To get an idea of how prolific the Acid Mothers Temple musical collective is, all you had to do was take a look at the merch table Wednesday night (April 6) at the Empty Bottle. The musicians sat behind a table covered with dozens of different CDs… and even that impressive display was far from complete. In fact, the band wasn’t even selling most of the Acid Mothers Temple albums that I own, including last year’s intriguingly experimental and atmospheric release, In A to Infinity. It’s hard to keep track of all the recordings this group puts out under its various incarnations.

On this tour, the band is calling itself Acid Mothers Temple and the Melting Paraiso U.F.O., which is the longest-running and most famous version of AMT. Its latest record — and one that dominated Wednesday’s performance — is Pink Lady Lemonade — You’re From Outer Space, which is apparently some sort of sequel or makeover of a 2008 album of the same name by a different version of the band, Acid Mothers Temple & the Cosmic Inferno. Huh? Confused yet?

Beyond all the confusing nomenclature and baffling discography problems, Acid Mothers Temple stands out as a bunch of musicians who love to jam out. And that’s precisely what they did at the Bottle, with the four-musician lineup bending its tunes more toward the Jimi Hendrix guitar-rock end of the spectrum than usual. There were a few moments of needless goofing around, but for the most part, AMT bore down and dug into its epic songs, including the four-part, album-length “Pink Lady Lemonade.” The concert’s climax — before the encore — ended with one of the guitars hanging from the ceiling.

As far as I could tell, the members of Acid Mothers Temple made no reference Wednesday night to the earthquake, tsunami and nuclear troubles back in their homeland, it was hard not to think about it while watching these Japanese musicians. One of the concert’s most impressive and moving moments came when the band stopping playing its instruments for a few minutes and chanted a cappella.
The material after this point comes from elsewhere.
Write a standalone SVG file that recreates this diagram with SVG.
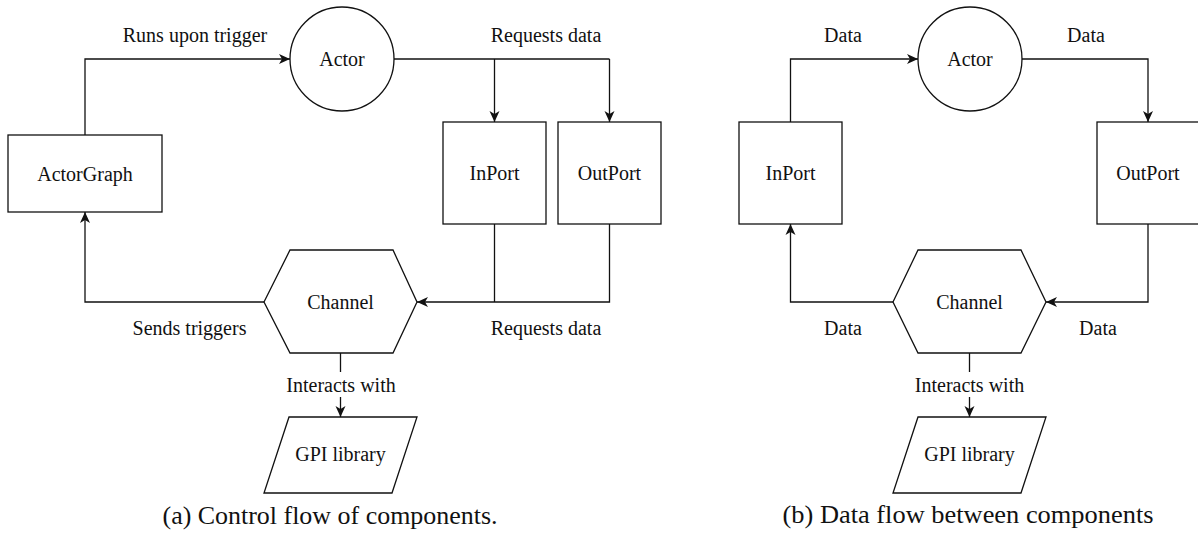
<svg xmlns="http://www.w3.org/2000/svg" width="1198" height="534" viewBox="0 0 1198 534">
  <style>
    .shape { fill: #fff; stroke: #111; stroke-width: 1.3; }
    .wire { fill: none; stroke: #111; stroke-width: 1.3; }
    .arrow { marker-end: url(#head); }
    .lbl { font-size: 20px; text-anchor: middle; fill: #111; }
    .cap { font-size: 25px; text-anchor: middle; fill: #111; }
  </style>
  <defs>
    <marker id="head" markerUnits="userSpaceOnUse" markerWidth="14" markerHeight="12" viewBox="-11 -6 12 12" refX="0" refY="0" orient="auto">
      <path d="M0,0 L-11,-5 L-8,0 L-11,5 Z" fill="#111"/>
    </marker>
  </defs>
  <rect width="1198" height="534" fill="#fff"/>

  <g font-family="Liberation Serif, Times New Roman, serif">
  <!-- (a) control flow -->
  <g id="a-connectors">
    <path class="wire arrow" d="M85,135 V59 H290"/>
    <path class="wire" d="M394,59 H609.5"/>
    <path class="wire arrow" d="M494.5,59 V122"/>
    <path class="wire arrow" d="M609.5,59 V122"/>
    <path class="wire arrow" d="M264,302 H85 V212"/>
    <path class="wire" d="M494.5,224 V302"/>
    <path class="wire arrow" d="M609.5,224 V302 H417"/>
    <path class="wire" d="M340.5,353 V372"/>
    <path class="wire arrow" d="M340.5,397 V417"/>
    <text class="lbl" x="195" y="42">Runs upon trigger</text>
    <text class="lbl" x="546" y="42">Requests data</text>
    <text class="lbl" x="189.5" y="335">Sends triggers</text>
    <text class="lbl" x="546" y="335">Requests data</text>
    <text class="lbl" x="341" y="392">Interacts with</text>
  </g>
  <g id="a-actor">
    <circle class="shape" cx="342" cy="59" r="52"/>
    <text class="lbl" x="342" y="66">Actor</text>
  </g>
  <g id="a-actorgraph">
    <rect class="shape" x="8" y="135" width="154" height="77"/>
    <text class="lbl" x="85" y="180.5">ActorGraph</text>
  </g>
  <g id="a-inport">
    <rect class="shape" x="443" y="122" width="103" height="102"/>
    <text class="lbl" x="494.5" y="180">InPort</text>
  </g>
  <g id="a-outport">
    <rect class="shape" x="558" y="122" width="103" height="102"/>
    <text class="lbl" x="609.5" y="180">OutPort</text>
  </g>
  <g id="a-channel">
    <polygon class="shape" points="264,302 290,250 393,250 417,302 393,353 290,353"/>
    <text class="lbl" x="340.5" y="309">Channel</text>
  </g>
  <g id="a-gpi">
    <polygon class="shape" points="289,417 417,417 392,493 264,493"/>
    <text class="lbl" x="340.5" y="461">GPI library</text>
  </g>
  <text class="cap" x="330" y="524" textLength="335" lengthAdjust="spacingAndGlyphs">(a) Control flow of components.</text>

  <!-- (b) data flow -->
  <g id="b-connectors">
    <path class="wire arrow" d="M790.5,122 V59 H918"/>
    <path class="wire arrow" d="M1022,59 H1148 V122"/>
    <path class="wire arrow" d="M1148,224 V302 H1046"/>
    <path class="wire arrow" d="M893,302 H790.5 V224"/>
    <path class="wire" d="M969.5,353 V372"/>
    <path class="wire arrow" d="M969.5,397 V417"/>
    <text class="lbl" x="843" y="42">Data</text>
    <text class="lbl" x="1086" y="42">Data</text>
    <text class="lbl" x="843" y="335">Data</text>
    <text class="lbl" x="1098" y="335">Data</text>
    <text class="lbl" x="969.5" y="392">Interacts with</text>
  </g>
  <g id="b-actor">
    <circle class="shape" cx="970" cy="59" r="52"/>
    <text class="lbl" x="970" y="66">Actor</text>
  </g>
  <g id="b-inport">
    <rect class="shape" x="739" y="122" width="103" height="102"/>
    <text class="lbl" x="790.5" y="180">InPort</text>
  </g>
  <g id="b-outport">
    <rect class="shape" x="1097" y="122" width="103" height="102"/>
    <text class="lbl" x="1148" y="180">OutPort</text>
  </g>
  <g id="b-channel">
    <polygon class="shape" points="893,302 918,250 1021,250 1046,302 1021,353 918,353"/>
    <text class="lbl" x="969.5" y="309">Channel</text>
  </g>
  <g id="b-gpi">
    <polygon class="shape" points="918,417 1046,417 1021,493 893,493"/>
    <text class="lbl" x="969.5" y="461">GPI library</text>
  </g>
  <text class="cap" x="968" y="523" textLength="371" lengthAdjust="spacingAndGlyphs">(b) Data flow between components</text>
  </g>
</svg>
Like most of the audience, I had no idea what they were singing, but it felt like the voices were commanding: Stop what you’re doing and listen to this.






Japanese New Music Festival

This was one of the most peculiar concerts I’ve ever seen. Billed as “Japanese New Music Festival,” it was actually two of the guys from Acid Mothers Temple (Tsuyama Atsushi and Kawabata Makoto) and the drummer from the band Ruins (Yoshida Tatsuya) teaming up in seven different configurations over the course of one night — so it was allegedly seven different “bands,” each of them including either one, two or three of these guys, and each playing music in a different style. A lot of it was comical performance art, really.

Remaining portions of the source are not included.